- Written problem
Pull out every line below that contains the word "with".
##### Records for the task #####
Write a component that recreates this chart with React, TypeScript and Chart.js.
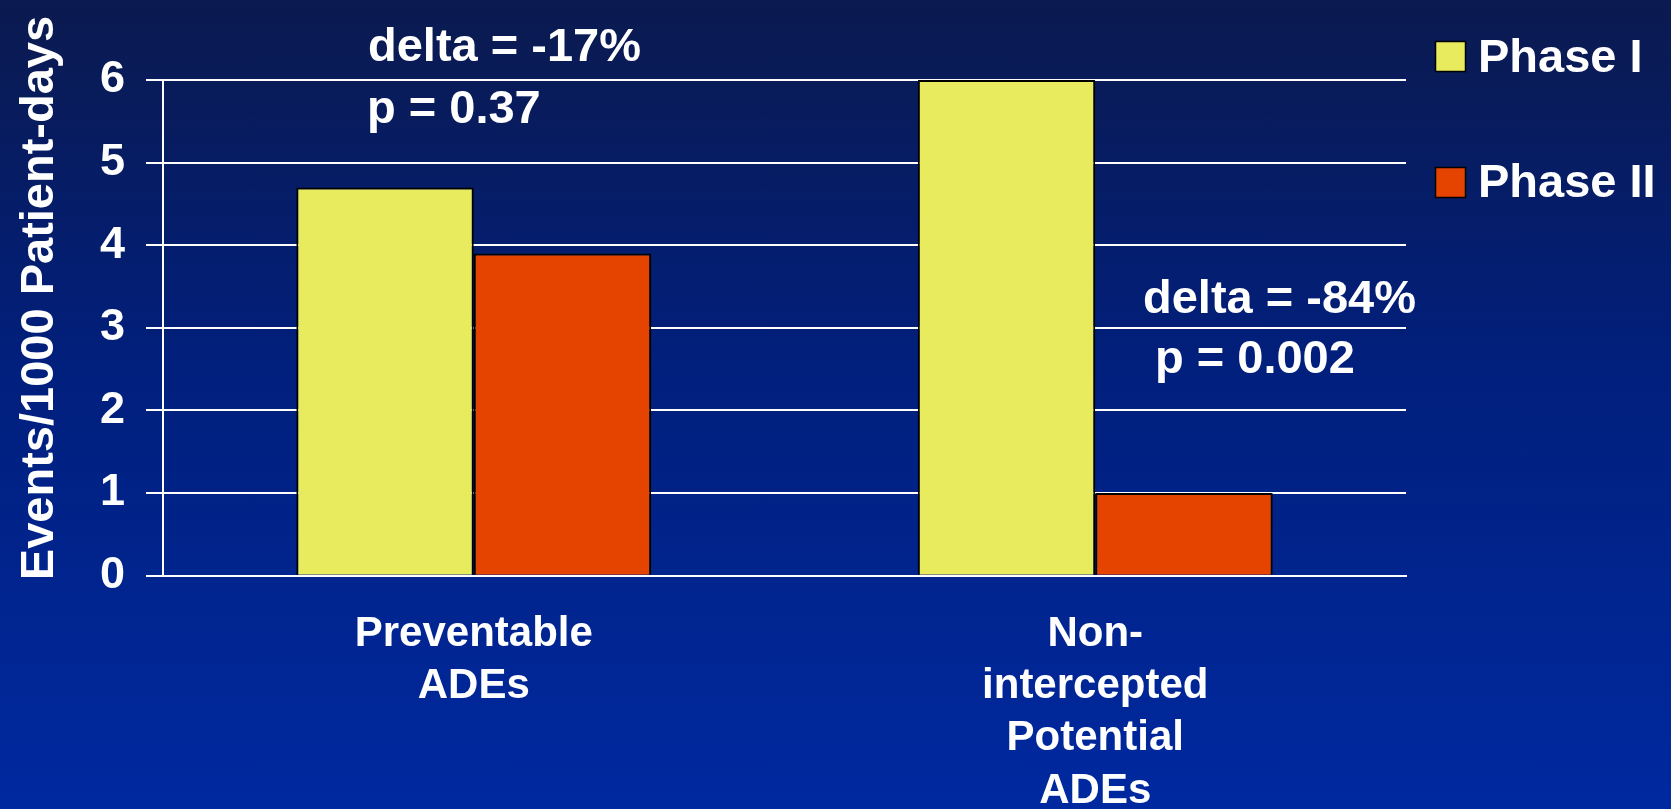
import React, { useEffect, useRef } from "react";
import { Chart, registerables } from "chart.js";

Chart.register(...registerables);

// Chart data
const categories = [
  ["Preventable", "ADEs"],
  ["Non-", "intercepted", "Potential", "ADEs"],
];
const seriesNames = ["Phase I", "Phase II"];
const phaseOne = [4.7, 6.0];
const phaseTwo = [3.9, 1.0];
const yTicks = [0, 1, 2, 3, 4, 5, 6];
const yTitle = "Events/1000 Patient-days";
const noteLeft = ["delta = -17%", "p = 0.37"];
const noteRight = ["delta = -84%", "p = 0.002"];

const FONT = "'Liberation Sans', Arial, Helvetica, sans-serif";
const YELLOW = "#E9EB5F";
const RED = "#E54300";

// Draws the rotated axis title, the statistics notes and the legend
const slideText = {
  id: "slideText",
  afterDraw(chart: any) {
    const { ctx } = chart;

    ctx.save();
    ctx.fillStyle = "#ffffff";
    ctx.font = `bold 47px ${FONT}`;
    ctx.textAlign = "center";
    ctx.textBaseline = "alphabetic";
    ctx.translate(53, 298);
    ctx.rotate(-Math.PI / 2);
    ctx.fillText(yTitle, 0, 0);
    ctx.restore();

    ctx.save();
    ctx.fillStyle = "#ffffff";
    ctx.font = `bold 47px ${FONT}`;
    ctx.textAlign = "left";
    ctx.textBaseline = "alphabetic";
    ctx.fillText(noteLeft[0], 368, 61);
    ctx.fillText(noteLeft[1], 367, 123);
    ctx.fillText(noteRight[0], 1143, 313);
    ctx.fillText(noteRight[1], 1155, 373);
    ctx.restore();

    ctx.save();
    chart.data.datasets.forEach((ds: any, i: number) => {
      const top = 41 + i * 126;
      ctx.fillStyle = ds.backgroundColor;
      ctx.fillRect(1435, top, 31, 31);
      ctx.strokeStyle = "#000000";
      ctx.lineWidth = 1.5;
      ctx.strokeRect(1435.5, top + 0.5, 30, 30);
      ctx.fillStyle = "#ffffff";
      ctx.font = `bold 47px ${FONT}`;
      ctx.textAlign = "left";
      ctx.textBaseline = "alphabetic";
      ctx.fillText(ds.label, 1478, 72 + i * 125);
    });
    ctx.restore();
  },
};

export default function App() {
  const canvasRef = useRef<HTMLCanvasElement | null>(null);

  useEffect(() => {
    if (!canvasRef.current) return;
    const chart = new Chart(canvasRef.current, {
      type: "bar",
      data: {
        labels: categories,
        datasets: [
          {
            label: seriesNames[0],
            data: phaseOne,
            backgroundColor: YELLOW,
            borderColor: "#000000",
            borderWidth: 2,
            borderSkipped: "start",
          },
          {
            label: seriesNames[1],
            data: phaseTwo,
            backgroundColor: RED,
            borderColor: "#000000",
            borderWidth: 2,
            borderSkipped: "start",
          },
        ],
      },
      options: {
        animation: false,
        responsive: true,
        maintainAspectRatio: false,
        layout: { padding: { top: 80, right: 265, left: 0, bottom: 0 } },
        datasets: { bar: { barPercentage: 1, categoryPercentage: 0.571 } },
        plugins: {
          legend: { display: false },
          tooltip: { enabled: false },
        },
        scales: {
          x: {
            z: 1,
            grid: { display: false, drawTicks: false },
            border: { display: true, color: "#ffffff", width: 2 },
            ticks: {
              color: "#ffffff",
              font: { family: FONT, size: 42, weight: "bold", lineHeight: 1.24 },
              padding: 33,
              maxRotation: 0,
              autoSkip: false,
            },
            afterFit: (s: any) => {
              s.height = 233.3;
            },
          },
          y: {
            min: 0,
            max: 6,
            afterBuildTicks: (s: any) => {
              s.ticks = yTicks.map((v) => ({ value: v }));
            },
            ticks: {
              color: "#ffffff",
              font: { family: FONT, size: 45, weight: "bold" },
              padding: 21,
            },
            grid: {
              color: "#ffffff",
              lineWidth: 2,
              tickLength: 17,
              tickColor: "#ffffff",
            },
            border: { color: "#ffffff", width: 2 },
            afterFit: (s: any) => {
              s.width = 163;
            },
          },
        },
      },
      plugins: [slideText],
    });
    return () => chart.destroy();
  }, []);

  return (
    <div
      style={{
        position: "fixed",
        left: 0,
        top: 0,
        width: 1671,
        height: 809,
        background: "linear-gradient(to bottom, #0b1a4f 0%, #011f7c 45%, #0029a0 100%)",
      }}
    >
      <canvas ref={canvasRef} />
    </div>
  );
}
#####
##### Records for the task #####
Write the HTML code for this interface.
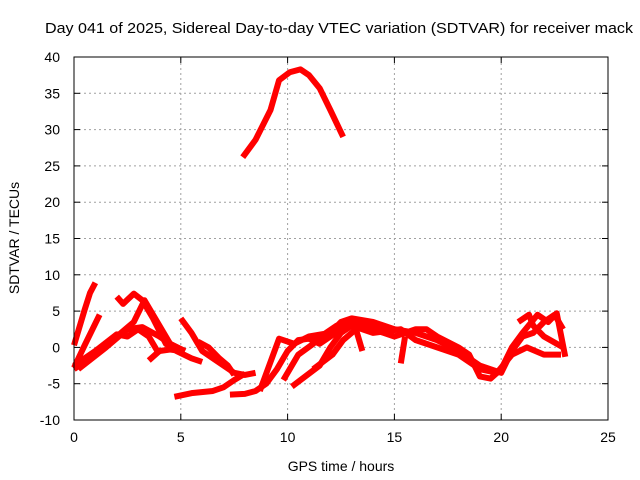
#####
##### Records for the task #####
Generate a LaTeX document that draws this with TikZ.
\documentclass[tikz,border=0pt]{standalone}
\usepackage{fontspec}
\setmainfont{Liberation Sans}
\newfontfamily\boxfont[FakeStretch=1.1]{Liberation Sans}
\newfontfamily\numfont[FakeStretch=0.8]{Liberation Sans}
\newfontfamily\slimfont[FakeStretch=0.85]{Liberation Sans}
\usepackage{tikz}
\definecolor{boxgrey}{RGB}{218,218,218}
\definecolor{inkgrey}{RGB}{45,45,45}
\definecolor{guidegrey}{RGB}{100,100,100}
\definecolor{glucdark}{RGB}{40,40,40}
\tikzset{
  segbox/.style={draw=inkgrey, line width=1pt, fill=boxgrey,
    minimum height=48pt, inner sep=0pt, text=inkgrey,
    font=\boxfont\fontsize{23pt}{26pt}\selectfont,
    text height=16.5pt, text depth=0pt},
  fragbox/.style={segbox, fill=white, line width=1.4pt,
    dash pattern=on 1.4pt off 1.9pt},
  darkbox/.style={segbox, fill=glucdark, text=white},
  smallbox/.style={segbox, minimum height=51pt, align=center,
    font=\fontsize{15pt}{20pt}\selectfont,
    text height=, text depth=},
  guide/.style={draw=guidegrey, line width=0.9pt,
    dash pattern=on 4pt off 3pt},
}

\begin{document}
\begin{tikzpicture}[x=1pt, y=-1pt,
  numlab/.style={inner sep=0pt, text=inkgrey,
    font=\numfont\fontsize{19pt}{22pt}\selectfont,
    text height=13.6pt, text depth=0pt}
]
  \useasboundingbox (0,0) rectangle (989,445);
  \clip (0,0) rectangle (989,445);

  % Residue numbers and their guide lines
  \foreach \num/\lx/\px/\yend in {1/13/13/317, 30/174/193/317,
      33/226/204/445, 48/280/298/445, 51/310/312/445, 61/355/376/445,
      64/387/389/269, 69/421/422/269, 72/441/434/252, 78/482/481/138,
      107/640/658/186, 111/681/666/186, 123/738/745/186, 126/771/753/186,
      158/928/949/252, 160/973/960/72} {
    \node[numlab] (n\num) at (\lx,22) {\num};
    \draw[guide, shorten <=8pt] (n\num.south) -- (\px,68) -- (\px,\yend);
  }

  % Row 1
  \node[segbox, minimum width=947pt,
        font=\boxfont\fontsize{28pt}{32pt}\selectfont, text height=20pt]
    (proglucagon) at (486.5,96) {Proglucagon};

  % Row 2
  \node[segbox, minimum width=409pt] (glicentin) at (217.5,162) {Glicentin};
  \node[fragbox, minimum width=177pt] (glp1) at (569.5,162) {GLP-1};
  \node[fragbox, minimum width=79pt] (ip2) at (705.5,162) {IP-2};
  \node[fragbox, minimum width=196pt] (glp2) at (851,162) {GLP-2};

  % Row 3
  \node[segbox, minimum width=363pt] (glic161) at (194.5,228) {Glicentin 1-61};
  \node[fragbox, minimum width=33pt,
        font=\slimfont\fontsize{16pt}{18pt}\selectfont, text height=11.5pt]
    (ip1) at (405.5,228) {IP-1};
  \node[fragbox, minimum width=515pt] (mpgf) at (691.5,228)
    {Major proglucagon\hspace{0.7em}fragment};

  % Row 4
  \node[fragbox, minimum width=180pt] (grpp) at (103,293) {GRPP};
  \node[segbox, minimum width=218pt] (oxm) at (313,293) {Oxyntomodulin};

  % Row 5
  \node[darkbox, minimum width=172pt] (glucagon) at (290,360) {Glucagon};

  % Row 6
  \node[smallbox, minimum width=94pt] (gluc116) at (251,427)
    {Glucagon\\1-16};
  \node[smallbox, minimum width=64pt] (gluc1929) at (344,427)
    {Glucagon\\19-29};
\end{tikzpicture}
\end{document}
#####
- Task solution
Write a component that recreates this chart with React, TypeScript and Chart.js.
Generate a LaTeX document that draws this with TikZ.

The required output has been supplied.